Open MPI logo

Open MPI Development Mailing List Archives

  |   Home   |   Support   |   FAQ   |   all Development mailing list

Subject: Re: [OMPI devel] v1.5 r25914 DOA
From: Brice Goglin (Brice.Goglin_at_[hidden])
Date: 2012-02-22 10:55:08

Le 22/02/2012 07:36, Eugene Loh a écrit :
> On 2/21/2012 5:40 PM, Paul H. Hargrove wrote:
>> Here are the first of the results of the testing I promised.
>> I am not 100% sure how to reach the code that Eugene reported as
>> problematic,
> I don't think you're going to see it. Somehow, hwloc on the config in
> question thinks there is no socket level and returns num_sockets==0.
> If you can run something successfully, your platform won't show the
> issue.

(Eugene sent hwloc info offlist)

This is an "interesting" case. Last time I used a RHEL4 2.6.9 kernel, it
had no sysfs topology info, but there was some "physical package" info
in /proc/cpuinfo. Yours has nothing. Maybe because it's an AMD and/or
single-core-processor based system. sysfs still has NUMA topology info
(this was added to the kernel around 2.5 iirc) so we get 2 NUMA nodes
with one core each but no socket at all. We could assume there one
socket per NUMA node but that's a risky hack.

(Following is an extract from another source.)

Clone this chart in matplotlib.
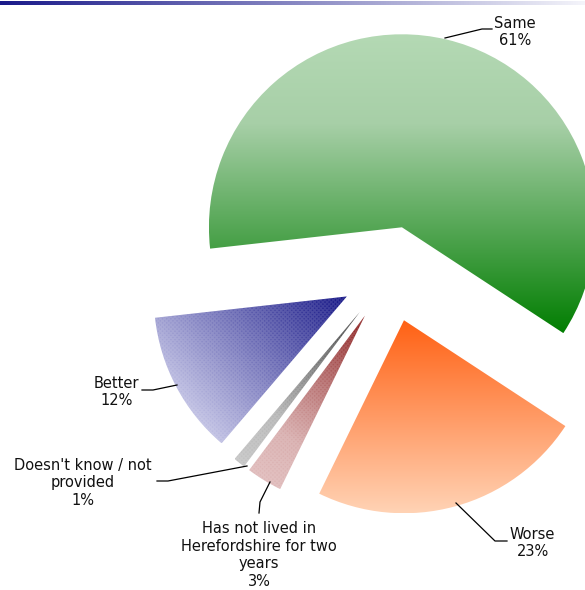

Anyway, we have seen other systems (mostly non-Linux) where lstopo
reports nothing interesting (only one machine object with multiple PU
children). So numsockets==0 isn't really uncommon. Replacing 0 with 1
will likely work for your computations. Make sure the code isn't going
to use the first hwloc socket object later, it would get NULL obviously.